God delights in our love, proved by our devotion in prayer; but He delights in the charity in our hearts, when we freely choose to leave our devotions to attend to a neighbour, whether a person taken ill, or a husband arriving home and deserving a kind welcome.
A man who expects to hear the truth about sin and salvation, Church and evangelisation, holiness and Heaven, will often be disappointed at ecumenical gatherings where people are afraid of appearing divisive. They stick to safe subjects such as consumerism, pollution, nuclear war, and global warming, while people long to be helped to understand the meaning of 'Church', or helped in their personal spiritual journeys.

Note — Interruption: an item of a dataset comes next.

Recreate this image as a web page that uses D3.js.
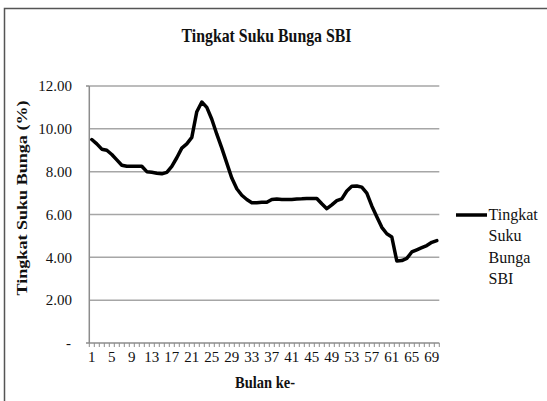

Through Christ and His Church, we can avoid confusion, and avoid Hell. God longs for Catholic priests and Bishops to teach the simple truth, in ecumenical relationships as well as Church events: that God became man, founded one Church, which is still here, teaching the truth, forgiving sins, making people holy, and preparing them to lead holy lives and then to enter Heaven, to be with God, the Saints and the Angels forever.
Christ asks His friends to be brave in speaking the truth about God and goodness; but He also asks us to be prudent. We need not feel guilty about avoiding trouble and controversy when this is possible without cowardice. He Himself ran away or hid, to avoid death, when He had stirred up anger by His words, but when it was too early to fulfil His great plan.
Christ has ordained certain men to be as 'other Christs' amongst us, to guide and govern us. We are not wrong to speak with gentleness and truth about words publicly offered by a priest or Bishop which are heretical or foolish; but Christ is grieved when He sees His priests needlessly criticized for personal appearance or habits, or cruelly slandered.
We can picture a Bishop in Purgatory, thinking of how he would re-appear to his fellow-Bishops, if he could, to say how much he now regrets his past silence on the subject of invalid Orders, and on sexual immorality - including contraceptive use. In failing to teach his flock, and failing to speak the truth to others, he has only avoided Hell because he was badly taught, when he was being catechised, and then trained to be a priest. All that the Church teaches is true.
We can picture a Bishop in Purgatory, thinking of how he would re-appear to his fellow-Bishops, if he could, to say how much he now regrets his past silence on the subject of invalid Orders, and on sexual immorality - including contraceptive use. In failing to teach his flock, and failing to speak the truth to others, he has only avoided Hell because he was badly taught, when he was being catechised, and then trained to be a priest. All that the Church teaches is true.
We might change, if we pictured the different people Jesus meets in prayer: some scowling at Him, some glad to be near, some not sure it's worthwhile, some not convinced that He hears, some not willing to give up their sins, some thrilled to be able to speak with Him at any time of day or night.
Christ's saving work on earth was something that only He could do. As God-made-man, He enabled sinful human beings to know and love Him, and, through Him, the Father. We can neither free ourselves from our sins nor know, without Christ and His Revelation, exactly how to please the Father. Through His Spirit, given in Baptism, we receive power; and through His Church, in every age, Truth, to guide us.
If we are full of self-pity, no matter how justified it seems, we become inward-looking, focussed not upon Christ or our neighbour but our own feelings of misery. This is spiritually harmful - as if we are sitting on the edge of the Abyss, in danger of falling, not like those other suffering people who say: "I can't do much good, but I'll do the little I can" - on the way to Heaven.
A priest or Bishop who speaks only of generalities, year after year, when he meets with Protestant Ministers, is failing in his duty. To practice ecumenism does not mean never mentioning the glorious truth that Christ founded one united Church, upon Peter: a Church which exists today, with its door open, for everyone willing to come in and practice the Faith, guided by her sure teachings.
It is sad to see some Bishops squabbling about comparatively unimportant matters, while, close by, people are falling into the pit - into Hell - because of their own freely-chosen actions. Those sinful people who died unrepentant are responsible for their fate; but they were not helped by Bishops who might have taught them the Faith in its fullness, with fervour, and so steered them away from danger.